The archives of Germany store many documents that describe the Latvian political figures of "the German period". For example leader of "Perkonkrusts" ("Thundercross") Gustavs Celmins whose activities in the German occupation period have met controversial evaluation in contemporary Latvian historiography. Sources of German origin often mention Director General for Justice of the Latvian self-government A. Valdmanis. Although the German documents contain rather controversial data, on the whole they do not reveal A. Valdmanis as a staunch supporter of the German policies and as a most explicit case of collaboration the way, for instance, historian Haralds Biezais portrays him in his works. Several high-ranking German officials did not trust A. Valdmanis or saw him as a friend of Germans. For example, in November 1943 Minister for Occupied Eastern Provinces A. Rosenberg described him as "the main voice of the Latvians' demands".
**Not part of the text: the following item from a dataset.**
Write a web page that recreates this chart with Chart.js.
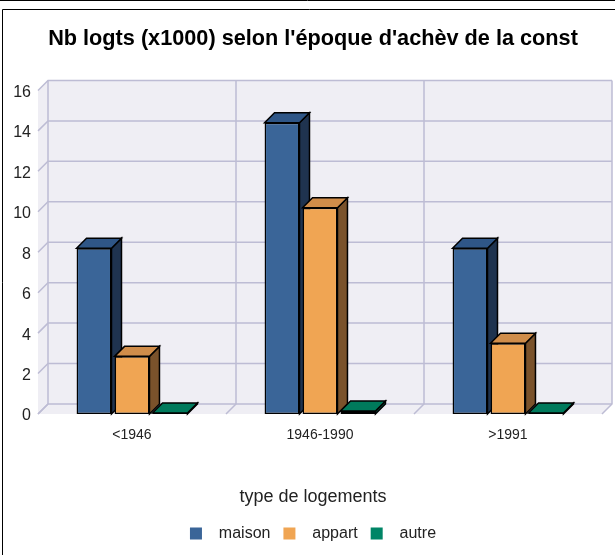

How strong and stern was the German occupation rule? Is not the view rather widely spread in historical literature on the omnipotence of the occupation rule just a myth? Was not the established German civilian authority too weak to foster the policies of Berlin? Were or were not the Nazis able to achieve complete implementation of their decisions and unconditional obedience? What would have happened if the self-authority in Latvia did not take part in the formation of the Legion? The Lithuanian example pertaining to the Legion does demonstrate that there were limits to the capacity of the Nazis. Arrests among intellectuals, mass-scale searching, the closing down of Vilnius and Kaunas universities did not made Lithuanians change their attitude. In Latvia and Estonia as well Nazis were not infrequently forced to admit their impotence pertaining to dodging of check-ups and mobilisation in the Legion. For instance in December 1943 Reichskommissar of Ostland H. Lose complained to SS Reichsführer H. Himler that over 4000 Latvians and 2000 Estonians had failed to obey the order to report to the recruitment stations and the police measures had proved inefficient.